Les abonnés de Vodafone étaient espionnés. C’est désormais officiel et consigné dans un rapport de l’opérateur britannique. Des détails…
Un an après l’adoption par le gouvernement britannique de la loi relative au plan de surveillance des réseaux de télécommunication, l’opérateur britannique Vodafone a reconnu que ses infrastructures de télécommunications étaient accessibles à plusieurs groupes gouvernementaux du monde entier afin d’écouter l’intégralité des appels téléphoniques de ses abonnés ainsi que ceux des autres opérateurs qui transitent par ses les supports de communication. Dans un rapport publié par Vodafone, l’opérateur estime qu’en révélant ces informations, il vise à condamner une pratique de plus en plus courante ces derniers mois : l’espionnage des utilisateurs des réseaux de téléphonie mobile et haut débit. Les rédacteurs du rapport, baptisé « Law Enforcement Disclosure Report », sont catégoriques. Désormais, les installations de télécommunications d’aujourd’hui constituent une véritable mine de renseignements utiles aux gouvernements.

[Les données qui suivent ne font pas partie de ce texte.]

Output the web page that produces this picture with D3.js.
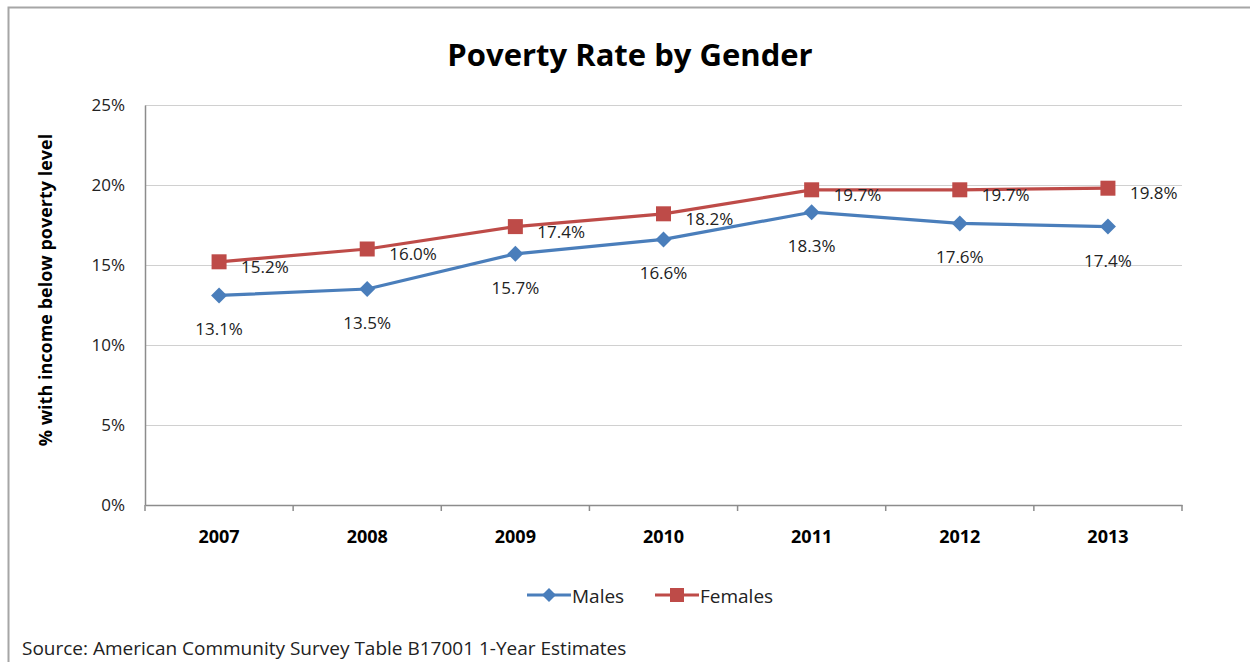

« Même si de nombreux gouvernements exigent des mandats juridiques pour autoriser les agences de renseignement à puiser des informations dans leurs réseaux et écouter les communications des abonnés, pour d’autres, cette obligation n’est pas requise », indique le rapport. L’opérateur qui dispose d’un réseau couvrant 29 pays n’a pas été autorisé à rendre publique la liste des pays qui accèdent à son système pour bénéficier des services des écoutes téléphoniques et de l’interception des appels téléphoniques et des messages. Le rapport indique que des liens physiques relient en mode « full duplex » les réseaux de Vodafone et d’autres opérateurs de télécoms aux installations des agences de renseignements pour leur permettre d’aspirer toutes les conversations et même de pister les abonnés.
Selon le quotidien britannique The Guardian, ces systèmes sont installés dans une salle fermée à clé, dans le data center des opérateurs ou dans des répartiteurs locaux. Pour ce qui est des ressources humaines impliquées dans cette opération, le rapport indique que les employés sont directement recrutés par la compagnie des télécommunications. Ils sont soumis au respect du code interne de l’entreprise. « Une habilitation de sécurité de l’État est exigée au personnel mêlé aux écoutes, ce qui signifie qu’ils ne sont généralement pas autorisés à parler des aspects spécifiques de leur travail avec les autres employés de l’entreprise », note le document.
Aucune possibilité de contrôle
Dans son rapport, l’opérateur britannique lance un appel aux gouvernements du monde entier pour faire passer les écoutes et interceptions sous contrôle juridique. En clair, Vodafone veut supprimer les connexions physiques et surtout obliger les agences de renseignements à se munir d’un mandat pour procéder à toute surveillance, afin de leur limiter l’accès au contenu des réseaux. Stephen Deadman, responsable de la protection de la vie privée chez Vodafone, a déclaré au journal The Guardian : « Nous lançons un appel pour mettre fin à l’accès direct qui est utilisé par les agences gouvernementales pour espionner les données de communication des abonnés. Sans mandat officiel, il n’y a aucune possibilité de contrôle. Nous ne pouvons pas refuser la demande d’une agence. Si le gouvernement avait l’obligation de délivrer un document pour effectuer ces surveillances, ce serait une contrainte importante et limiterait l’usage de ce pouvoir ». M. Deadman a ajouté qu’au Royaume-Uni, l’utilisation des connexions directes serait illégale parce que les agences doivent obtenir un mandat pour recueillir ces informations.
Le rapport comporte également les demandes légales d’interception de communications voix et data pour les 29 pays dans lesquels opère Vodafone pour la période allant du 1er avril 2013 au 31 mars 2014. Alors que plusieurs pays comme l’Égypte, l’Inde, le Qatar, la Roumanie, l’Afrique du Sud et la Turquie qui ont refusé de révéler le nombre de demandes déposées, certains des chiffres révélés par Vodafone sont divulgués pour la première fois par l’opérateur, notamment pour l’Espagne et la Tanzanie. « En 2013, le gouvernement britannique a déposé 2.760 demandes d’interception et 514.608 demandes de données auprès de tous les opérateurs de téléphonie mobile. Par comparaison, l’Italie a fait 139.962 demandes d’interception et 605.601 demandes de données, uniquement auprès Vodafone. Aux États-Unis, Verizon dit avoir reçu 321.545 demandes d’information sur des clients », lit-on dans le rapport.